Monday, March 30, 2026

Tom Goldstein moves for JOA

The federal criminal justice system is so messed up -- there are no motions for summary judgment.  There are no depos.  So if you want to get rulings about the validity of a case, you pretty much have to go to trial and risk a sentence 5x as long as if you plead.  It's so wrong in so many ways.  

This leads us to SCOTUSblogger's Tom Goldstein's motion for judgment of acquittal.  Bloomberg covers it here:

Tom Goldstein, the US Supreme Court advocate and ultra high-stakes poker player convicted of tax and loan-related offenses in late February, is asking the judge who presided over the six-week trial to toss the jury’s verdict.

Goldstein’s motion for acquittal or, in the alternative, a new trial challenges, among other things, the court’s jury instructions on accessory liability and willful blindness. It was filed Monday in the US District Court for the District of Maryland.

The error in the instructions on accessory liability alone requires a retrial on every every count, Goldstein claims. General “charging instructions” failed to advise the jury that aiding and abetting liability required finding another guilty principal; willful conduct by Goldstein; and an affirmative act, not merely an omission, the motion says.

The instructions also failed to advise the jury that finding him guilty for causing “an act that would be an offense if directly performed by him or another” required it to find that Goldstein intended that the substantive offenses be committed.

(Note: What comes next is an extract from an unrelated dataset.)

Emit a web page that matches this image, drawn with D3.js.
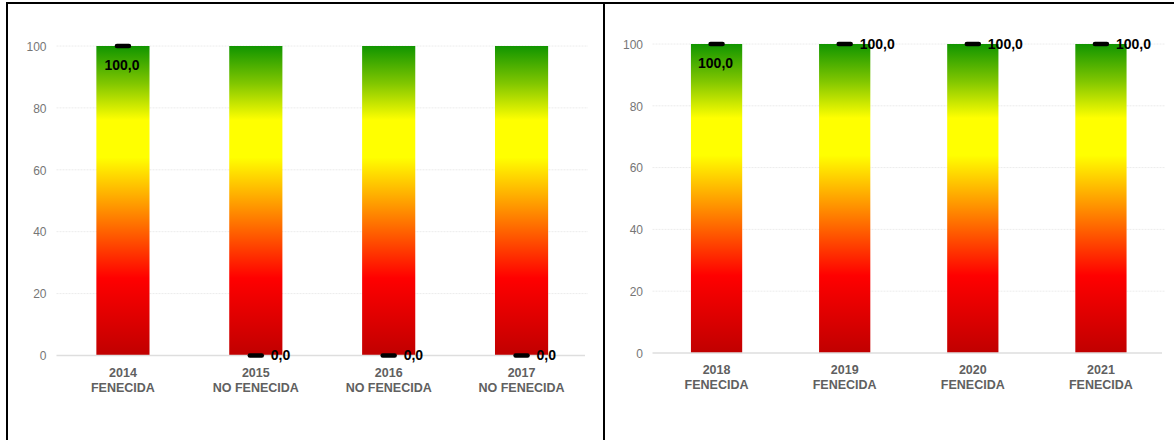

Further, Judge Lydia Kay Griggsby granted the government’s request to eliminate the accessory instructions detailing aiding and abetting requirements after the parties delivered their closing arguments. It’s a violation of a procedural rule that Goldstein says was “undoubtedly prejudicial” in this case.

Doing so “changed accessory liability from essentially a non-issue in the case to a serious basis on which to convict,” the motion argues. If defense counsel had known the jury would be permitted to find accessory liability without finding that some other principal committed every element of the substantive offense, they would have taken the issue on at closing, the motion said.